Public key infrastructure, or PKI, systems alone have simply failed to address the challenge of keeping encryption keys in order. Enter the Enterprise Key Management Infrastructure initiative, a promising program spearheaded by the Oasis consortium, with organizations including CA, Red Hat, the U.S. Department of Defense, and Wells Fargo represented on the technical committee.
The objective with EKMI is to create open standards for the interaction of various platforms, applications, and technologies that would benefit from the security of symmetric encryption with a central key management system, referred to as the Symmetric Key Management System, or SKMS. Combine SKMS with PKI--for strong authentication, message integrity, and key encryption; client software that includes an API designed to interact with Java-based applications, such as Web apps or middleware systems; and an XML-based protocol for communication between client and server--and EKMI becomes a single platform for managing what has, to this point, been a morass of cryptographic key management functions.
The EKMI design has been compared with that of a DNS or DHCP system, with a few similarities to LDAP--essentially, a client requests information from a central server that communicates with multiple back-end systems where keys are created or stored. In the EKMI model, the client application asks for a symmetric key through a digitally signed request; the key server verifies the client request, then encrypts, digitally signs, and escrows the key in a database. The back-end PKI system steps in to provide security for RSA signing and encryption keys. The EKMI server then responds to the client with a signed and encrypted symmetric key. The client interface verifies the response, decrypts the key, and hands it to the client application.
Clearly, EKMI is not a replacement for PKI but an enhancement to the interface between the key-generation process and those systems and applications that require access to keys.

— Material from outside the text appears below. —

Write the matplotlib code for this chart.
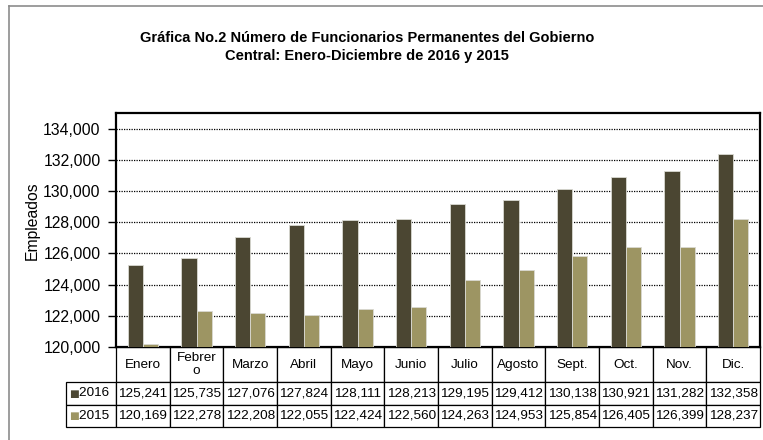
import matplotlib
matplotlib.use('Agg')
import matplotlib.pyplot as plt
import matplotlib.ticker as ticker
from matplotlib.lines import Line2D
import numpy as np

plt.rcParams['font.family'] = ['Liberation Sans', 'DejaVu Sans']

months = ['Enero', 'Febrer\no', 'Marzo', 'Abril', 'Mayo', 'Junio', 'Julio',
          'Agosto', 'Sept.', 'Oct.', 'Nov.', 'Dic.']
values_2016 = [125241, 125735, 127076, 127824, 128111, 128213, 129195,
               129412, 130138, 130921, 131282, 132358]
values_2015 = [120169, 122278, 122208, 122055, 122424, 122560, 124263,
               124953, 125854, 126405, 126399, 128237]
series_names = ['2016', '2015']

DARK = '#4b4632'
LIGHT = '#9d9563'

AX_W, AX_H = 644, 234  # axes size in pixels
fig = plt.figure(figsize=(7.63, 4.40), dpi=100)
ax = fig.add_axes([116 / 763, 1 - 347 / 440, AX_W / 763, AX_H / 440])

x = np.arange(len(months))
w = 0.285
ax.bar(x - w / 2, values_2016, w, color=DARK, edgecolor='#d9d9d2', linewidth=0.6, zorder=3)
ax.bar(x + w / 2, values_2015, w, color=LIGHT, edgecolor='#d9d9d2', linewidth=0.6, zorder=3)

ax.set_xlim(-0.5, len(months) - 0.5)
ax.set_ylim(120000, 135000)
ax.set_yticks(np.arange(120000, 134001, 2000))
ax.yaxis.set_major_formatter(ticker.FuncFormatter(lambda v, p: f'{int(v):,}'))
ax.tick_params(axis='y', labelsize=11.3, length=6, width=1, pad=5)
ax.set_xticks([])
ax.grid(axis='y', color='black', linestyle=(0, (1, 1)), linewidth=0.9, zorder=0)
for s in ax.spines.values():
    s.set_linewidth(1.6)
ax.set_ylabel('Empleados', fontsize=11.3)
ax.yaxis.set_label_coords(-0.118, 0.54)

# data table under the plot, sizes in axes units
label_w = 50 / AX_W
tab = ax.table(cellText=[[f'{v:,}' for v in values_2016], [f'{v:,}' for v in values_2015]],
               rowLabels=[n + ' ' for n in series_names], colLabels=months,
               cellLoc='center', rowLoc='right',
               bbox=[0, -80 / AX_H, 1, 80 / AX_H])
# the row label column is auto-sized by default; keep our fixed width instead
if hasattr(tab, '_autoColumns'):
    tab._autoColumns = [c for c in tab._autoColumns if c != -1]
tab.auto_set_font_size(False)
tab.set_fontsize(9.7)
for (r, c), cell in tab.get_celld().items():
    cell.set_linewidth(0.9)
    cell.set_height((35 if r == 0 else 22.5) / AX_H)
    cell.set_width(label_w if c == -1 else 1 / len(months))
    cell.PAD = 0.06 if c == -1 else 0.02

# legend keys in the row label cells
for i, col in enumerate([DARK, LIGHT]):
    fig.text(74 / 763, 1 - (393.5 + i * 22.5) / 440, '\u25a0', color=col, fontsize=7.5,
             va='center', ha='center', family='DejaVu Sans')

fig.text(367 / 763, 1 - 38 / 440, 'Gráfica No.2 Número de Funcionarios Permanentes del Gobierno',
         ha='center', va='center', fontsize=10.5, fontweight='bold')
fig.text(367 / 763, 1 - 56 / 440, 'Central: Enero-Diciembre de 2016 y 2015',
         ha='center', va='center', fontsize=10.5, fontweight='bold')

# outer chart frame (top and left only visible)
fig.add_artist(Line2D([9 / 763, 1], [1 - 6 / 440, 1 - 6 / 440], color='#8c8c8c', linewidth=1.2))
fig.add_artist(Line2D([9 / 763, 9 / 763], [0, 1 - 6 / 440], color='#8c8c8c', linewidth=1.2))

fig.savefig('out.png', dpi=100)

EKMI holds a great deal of promise to solve these problems by combining essential elements into a holistic key management system. Creating a single interaction point for provisioning, escrow, recovery, caching, and destruction of symmetric keys will provide greater scalability to encryption deployments. If accepted and adopted, the standards would create a management platform that is independent of the technology applying the encryption, yet centralized in nature. Use of existing PKI systems for more extensive protection and establishing a single audit point for key management transactions are very attractive benefits of EKMI.